Afinal, por que a bola não entra?

Por Rafael Cechin

Clichês fazem parte da vida. Sou contra a maioria deles. Mas um me representa: futebol não é só um jogo. Não é mesmo. Todo esporte envolve pessoas, o que envolve emoções, o que envolve o subjetivo, o que envolve necessidade de diferenciação, o que envolve (especialmente nos últimos tempos) pensar como negócio. Na coluna a seguir vamos tratar desse clichê. Portanto, se esqueça que falamos somente de futebol. Vamos mergulhar em uma EMPRESA chamada Clubes.

Para começar, explico o título deste artigo. Refere-se ao livro "A bola não entra por acaso", do atual CEO do Manchester City Ferran Soriano, que na época em que escreveu o best seller era vice-presidente do Barcelona, também ao lado do renomado técnico Pep Guardiola. A obra reforça a importância da gestão para que a bola entre, ou seja, que se chegue ao desempenho e depois ao resultado. Se tudo estiver bem organizado extracampo, vai dar certo dentro das quatro linhas.

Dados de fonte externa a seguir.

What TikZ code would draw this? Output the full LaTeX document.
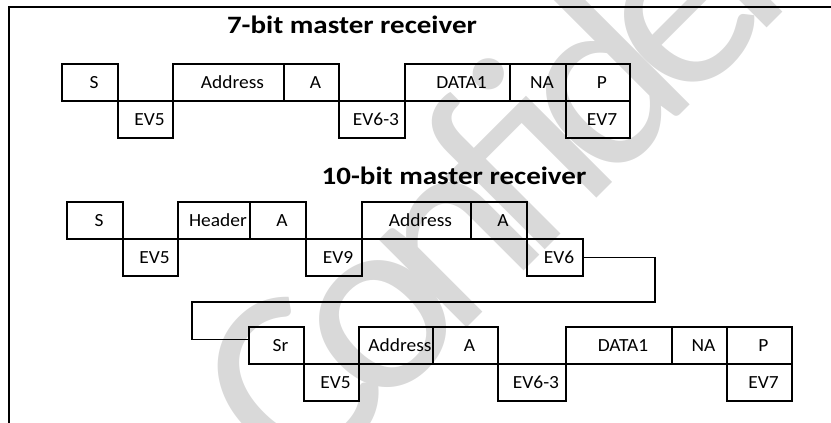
\documentclass[tikz,border=0pt]{standalone}
\usepackage{fontspec}
\setmainfont{Carlito}[FakeStretch=1.05]
\newfontfamily\ttlfont{Carlito}[FakeStretch=1.16]
\newfontfamily\wmfont{Carlito}[LetterSpace=-11]
\usetikzlibrary{positioning}

\begin{document}
\begin{tikzpicture}[
  x=1pt, y=-1pt,
  cell/.style={draw, line width=1.5pt, outer sep=0pt, inner sep=1pt,
               minimum height=37pt, font=\fontsize{18.5}{20}\selectfont,
               execute at begin node={\hspace*{8pt}}},
  ttl/.style={font=\ttlfont\bfseries\fontsize{25}{28}\selectfont},
  link/.style={line width=1.3pt},
  frame/.style={line width=1.2pt},
  wmark/.style={text=black!15, font=\wmfont\fontsize{260}{260}\selectfont,
                rotate=45, anchor=base west, inner sep=0pt},
]
\useasboundingbox (0,0) rectangle (831,423);

%% ---------- watermark and frame ----------
\begin{scope}
  \clip (0,0) rectangle (831,423);
  \node[wmark] (conf) at (300,495) {Confidential};
\end{scope}
\draw[frame] (9,423) -- (9,7) -- (831,7);

%% ---------- 7-bit master receiver ----------
\node[ttl] (title7) at (352,25) {7-bit master receiver};

\node[cell, minimum width=56pt, anchor=north west] (s1) at (62,64) {S};
\node[cell, minimum width=55pt, below right=0pt of s1] (ev5a) {EV5};
\node[cell, minimum width=111pt, above right=0pt of ev5a] (addr1) {Address};
\node[cell, minimum width=55pt, right=0pt of addr1] (ack1) {A};
\node[cell, minimum width=66pt, below right=0pt of ack1] (ev63a) {EV6-3};
\node[cell, minimum width=105pt, above right=0pt of ev63a] (data1) {DATA1};
\node[cell, minimum width=56pt, right=0pt of data1] (nack1) {NA};
\node[cell, minimum width=64pt, right=0pt of nack1] (stop1) {P};
\node[cell, minimum width=64pt, below=0pt of stop1] (ev7a) {EV7};

%% ---------- 10-bit master receiver ----------
\node[ttl] (title10) at (454,176) {10-bit master receiver};

\node[cell, minimum width=56pt, anchor=north west] (s2) at (67,202) {S};
\node[cell, minimum width=55pt, below right=0pt of s2] (ev5b) {EV5};
\node[cell, minimum width=72pt, above right=0pt of ev5b] (hdr) {Header};
\node[cell, minimum width=56pt, right=0pt of hdr] (ack2) {A};
\node[cell, minimum width=56pt, below right=0pt of ack2] (ev9) {EV9};
\node[cell, minimum width=109pt, above right=0pt of ev9] (addr2) {Address};
\node[cell, minimum width=56pt, right=0pt of addr2] (ack3) {A};
\node[cell, minimum width=56pt, below right=0pt of ack3] (ev6) {EV6};

%% ---------- repeated start row ----------
\node[cell, minimum width=55pt, anchor=north west] (sr) at (249,327) {Sr};
\node[cell, minimum width=55pt, below right=0pt of sr] (ev5c) {EV5};
\node[cell, minimum width=74pt, above right=0pt of ev5c] (addr3) {Address};
\node[cell, minimum width=65pt, right=0pt of addr3] (ack4) {A};
\node[cell, minimum width=68pt, below right=0pt of ack4] (ev63b) {EV6-3};
\node[cell, minimum width=106pt, above right=0pt of ev63b] (data2) {DATA1};
\node[cell, minimum width=55pt, right=0pt of data2] (nack2) {NA};
\node[cell, minimum width=65pt, right=0pt of nack2] (stop2) {P};
\node[cell, minimum width=65pt, below=0pt of stop2] (ev7b) {EV7};

%% ---------- wrap from EV6 down to Sr ----------
\coordinate (turnr) at (655,302);
\coordinate (turnl) at (192,302);
\draw[link] (ev6.east) -| (turnr) -- (turnl) |- ([yshift=6pt]sr.west);

\end{tikzpicture}
\end{document}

Por que a bola não entra? Na dupla Gre-Nal, posso garantir, os atuais comandantes sabem dessa necessidade. Eles tentam. Alessandro Barcellos e Alberto Guerra têm desde os seus planos de mandato propostas para que a governança eleve as chances de títulos a partir de uma boa gestão. No Inter, fiz parte da diretoria executiva por quase dois anos e fui testemunha desta tentativa.

Com pessoas de mercado comandando a estrutura no dia-a-dia os avanços eram nítidos. As crises diminuíram e tudo se encaixava. O problema foi o campo. Eliminações frustrantes e sucessivas fizeram ruir um ótimo planejamento estratégico. Gente de fora da administração, e até quem está nela, dá palpite sobre o que deve ser feito. E não são mal intencionados ou despreparados. São pessoas boas, que amam o clube e querem o melhor. Só que não estão olhando para o negócio todos os dias. Prestam atenção no placar ou em achismos. Para piorar, a política sempre está envolvida. Em ano eleitoral então aparece ainda mais. O profissional cede vaga para o amador. E o círculo vicioso continua, explicando "porque a bola não entra".

As direções se atrapalham quando não operam com governança bem estabelecida. Ninguém sabe quem manda, quem obedece, quem assina, quem resolve. A indefinição chega facilmente ao vestiário. Jogadores que estão continuamente na própria "bolha", na maioria alheios ao que ocorre na sociedade, percebem se o ambiente não é confiável. E acabam perdendo interesse ou deixando de se esforçar ou achando que aquele clube não vai contribuir com suas carreiras (e bolsos). Quando ocorrem rebaixamentos, pode estar certo que a bagunça se iniciou fora dos gramados, muito antes dos jogos. Se houver títulos, nada foi por acaso.

No Brasil a realidade até está mudando, a passos bem miudinhos. As recém chegadas SAFs parecem ser a principal esperança. Parecem, porque não dá para ter certeza. O Botafogo é o mais bem estabelecido em 2024. Funciona como a sua, a minha ou qualquer outra empresa de qualquer ramo. Com um dono que vai ditar os rumos dentro de uma hierarquia bem definida e clara para todos dentro da corporação. O Vasco recuou, o Cruzeiro engatinha, o Bahia está andando, o Bragantino é incógnita. Tem ainda quem não seja SAF mas esteja bem organizado, como Flamengo, Palmeiras e Fortaleza.

Esse último, o Fortaleza, talvez seja o maior exemplo de sucesso nos últimos anos.É gerido com elevado nível de profissionalismo e seu ex-presidente inclusive virou CEO. Essa semana, teremos o time cearense entre nós. Joga contra o Inter em partida recuperada do Brasileirão. O Colorado tem chances de vencer, assim como contra o Cuiabá. Para mim termina na parte de cima da gangorra Gre-Nal mais uma vez essa semana. O problema é alcançar o Fortaleza em gestão. E isso vai muito além do resultado em um jogo. Faz a bola entrar por muito mais tempo.